Satu atau dua putaran ditentukan tiga hal. Pertama, sejauh mana daya tahan dua kontestan di luar Ahok membangun soliditas pemenangan mesin partai pendukungnya dari pusat hingga ranting ranting di wilayah DKI. Jadi kalau koalisi yang dibangun adalah seremonial dan pragmatis, memang tidak akan sampai pada rasa memiliki. Apalagi pasangan calon di Pilkada Jakarta bukan kader partai. Agus Yudhoyono, meski anak SBY, bukan kader partai. Anies dan Ahok juga bukan kader partai. Jadi kalau Anies dan Agus tidak didukung dengan struktur pemenangan partai yang bergerak cepat, menurut saya Ahok akan menang.
Kemudian yang kedua, ditentukan oleh kemampuan Anies-Uno dan Agus-Sylvi dalam men-delivery program-programnya kepada pasar pemilih. Nah, saya memprediksi yang maju ke putaran kedua adalah Ahok-Djarot dan Anies-Uno.
Faktor ketiga yang menentukan adalah incumbent. Dua atau satu putaran akan sangat ditentukan oleh incumbent. Apakah incumbent stagnan, atau kecenderungannya turun dan bisa dikejar oleh pasangan lain. Atau memang mungkin ada problem, entah itu moral atau etik yang mampu mendelegitimasi incumbent. Apakah Ahok akan menang 50+1, sangat ditentukan oleh tiga faktor tadi. Saya sendiri berfikir Ahok ada peluang untuk satu putaran. Tetapi kalau dua kandidat mampu split pasar pemilih, itu akan berpotensi dua putaran.

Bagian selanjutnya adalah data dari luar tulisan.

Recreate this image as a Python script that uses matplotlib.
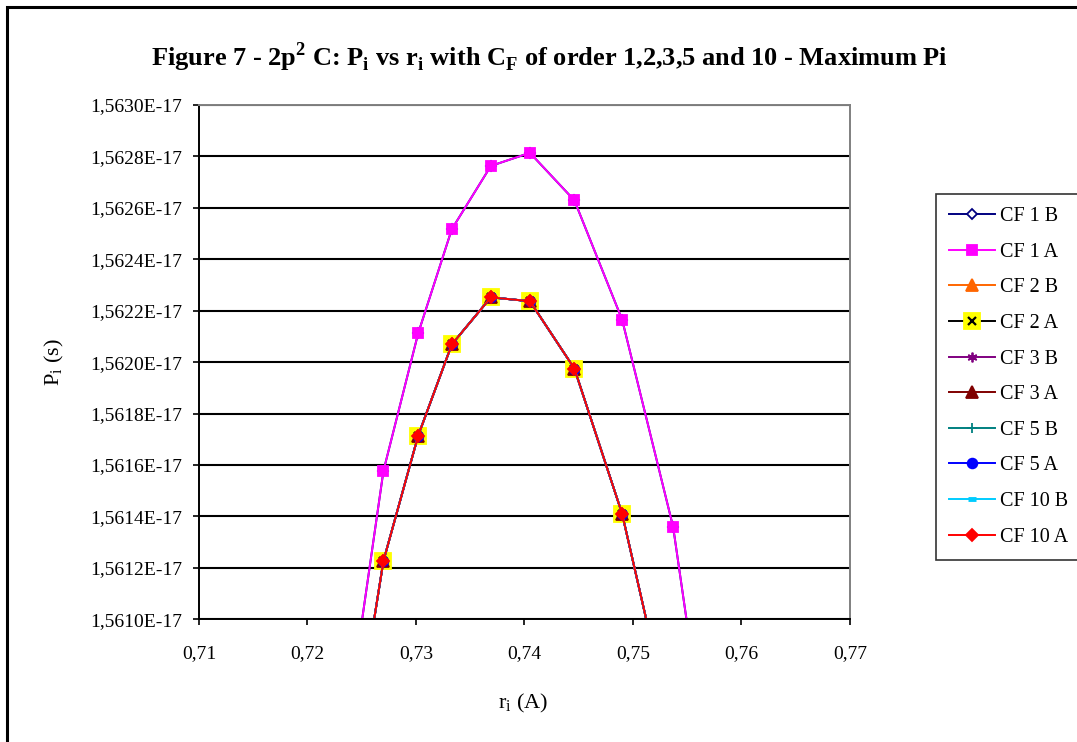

Apakah Anda melihat penentuan kandidat calon di Pilkada DKI menunjukkan kaderisasi partai yang gagal?
Ya memang kritik saya paling substantif terkait munculnya para kandidat ini adalah peran dari lembaga politik di tubuh partai. Kalau boleh beri catatan, saya senang dengan tiga pasangan ini karena mereka memang punya portofolio bagus. Anies dan Agus adalah orang-orang terpilih. Tetapi membuka mata kita bahwa sudah jelas partai politik tidak siap dengan proses distribusi kadernya ke jabatan publik. Terutama di saat butuh orang terbaik partai.
Lihat saja, Ahok bukan orang partai, Anies bukan orang partai, kemudian Agus juga. Saya jadi berpikir, partai pada ke mana ya dalam proses metamorfosis dari konsolidasi dan penguatan partai politik? Masalahnya masih tetap, partai tidak cukup ajeg dalam memikirkan mata rantai kandidasi. Padahal seharusnya mata rantai itu sudah dipersiapkan dari jauh-jauh hari.